Well a few people get the right idea UCC can be used in the UK. I tell you this its all about jurisdiction and intent. When you do a Notice contract with someone remember its YOUR words and YOUR law so long as you act lawfully and don't involve fraud you can site UCC above your local statutes. So UCC is used globally on the public side for international commerce. If i bought or sold something from the US the contract will be UCC anywhere and if i had a problem i can take it to the courts here and they will act as a mediator. Example lets say i bought a time share Condo in Miami. Plenty of mortgage contracts sold in the UK are UCC compiled even though they will be converted to English Law and heard under english law for disputes. This is because its purely public fiction and UK jurisdiction has full standing.

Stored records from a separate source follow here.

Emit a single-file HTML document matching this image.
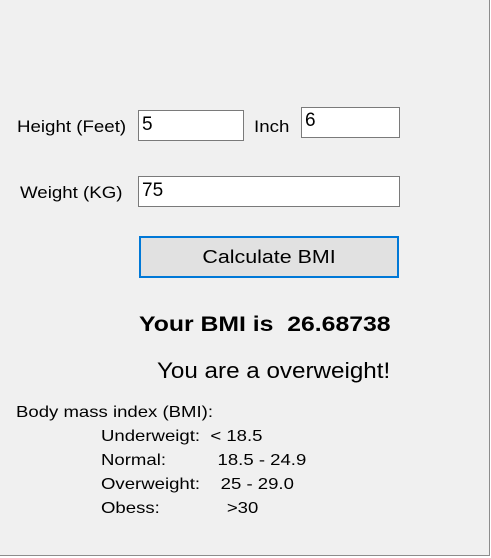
<!DOCTYPE html>
<html><head><style>
body{margin:0;width:491px;height:558px;background:#fff;overflow:hidden;font-family:"Liberation Sans",Arial,sans-serif;color:#000}
#form{position:absolute;left:0;top:0;width:489px;height:555px;background:#f0f0f0;border-right:1px solid #8c8c8c;border-bottom:1px solid #8c8c8c}
.t{position:absolute;white-space:pre;line-height:1;transform-origin:0 0}
.box{position:absolute;background:#fff;border:1px solid #7a7a7a;box-sizing:border-box;font-size:19px;padding:3px 0 0 3px}
.l{transform:scaleX(1.16)}
</style></head><body>
<div id="form">
<div class="t" style="left:17px;top:118px;font-size:17px;transform:scaleX(1.1)">Height (Feet)</div>
<div class="box" style="left:138px;top:110px;width:106px;height:31px">5</div>
<div class="t" style="left:254px;top:118px;font-size:17px;transform:scaleX(1.1)">Inch</div>
<div class="box" style="left:301px;top:107px;width:99px;height:31px;padding-top:2px">6</div>
<div class="t" style="left:20px;top:184px;font-size:17px;transform:scaleX(1.1)">Weight (KG)</div>
<div class="box" style="left:138px;top:176px;width:262px;height:31px">75</div>
<div style="position:absolute;left:139px;top:236px;width:260px;height:42px;box-sizing:border-box;border:2px solid #0078d7;background:#e1e1e1;font-size:18px;text-align:center;line-height:38px"><span style="display:inline-block;transform:scaleX(1.19)">Calculate BMI</span></div>
<div class="t" style="left:139px;top:314px;font-size:21px;font-weight:bold;transform:scaleX(1.18)">Your BMI is  26.68738</div>
<div class="t" style="left:157px;top:360px;font-size:22px;transform:scaleX(1.1)">You are a overweight!</div>
<div class="t l" style="left:16px;top:405px;font-size:16px">Body mass index (BMI):</div>
<div class="t l" style="left:101px;top:429px;font-size:16px">Underweigt:  &lt; 18.5</div>
<div class="t l" style="left:101px;top:453px;font-size:16px">Normal:          18.5 - 24.9</div>
<div class="t l" style="left:101px;top:477px;font-size:16px">Overweight:    25 - 29.0</div>
<div class="t l" style="left:101px;top:501px;font-size:16px">Obess:             &gt;30</div>
</div>
</body></html>
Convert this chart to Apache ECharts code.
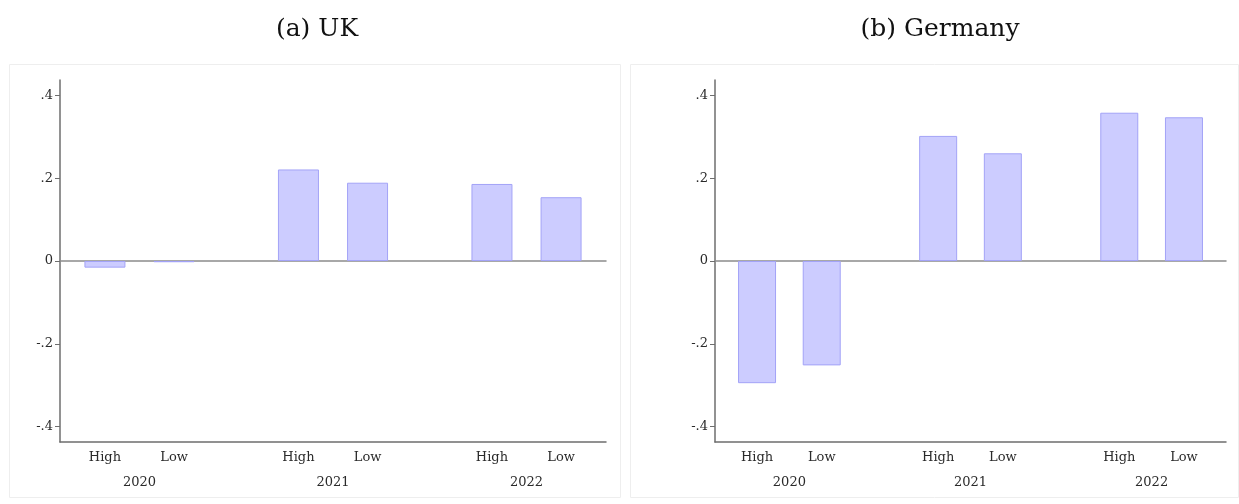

A long time ago i sold high value commercial stuff from the UK to Iraq and the contracts were all UCC. It worked because we both understood UCC and we both had LAWFUL not legal standing for it in either country. The entire process was based on UCC starting as codified form of a Notice of Intent to Order, Notice of Order, to using a Bill of landing and Bills of Exchange etc. If either party screwed up it would be filed in the US under maritime law and the penalties were high for late shipments etc. Oh i recall we used a notary too:) What the process does is LIFT the man doing the deals in each country above local jurisdiction under full personal liability in order to trade internationally.

Now on the private side you can site anything you like as a private agreement. You see now jurisdiction doesn't matter its man against man even within the UK. I can give you a contract in German if we agree upon it then it stands so there is NO reason why I cant send a negative averment notice to any PTB in this country and if they ignore it then they agreed to it. UCC in the US will handle the filing. What about company versus a company? ALWAYS they have to stay in full legal fiction and all the statutes apply under restricted and capped liability. Technically we as men were NEVER supposed to be treated as a company and exposed to 700,000 ACTS.

Liens from ALL over the WORLD are stored In the US from shipping tractors and containers in global trade. AND get this in the drop down box for UCC filing it says UK!!!

So i hope its a bit clearer now for the same reason you think traffic tickets only apply to your straw-man and not YOU then you try to separate the entity to escape jurisdiction. By default you are IN and accepted as a UK citizen UNLESS you have a lawful excuse and private contract agreements.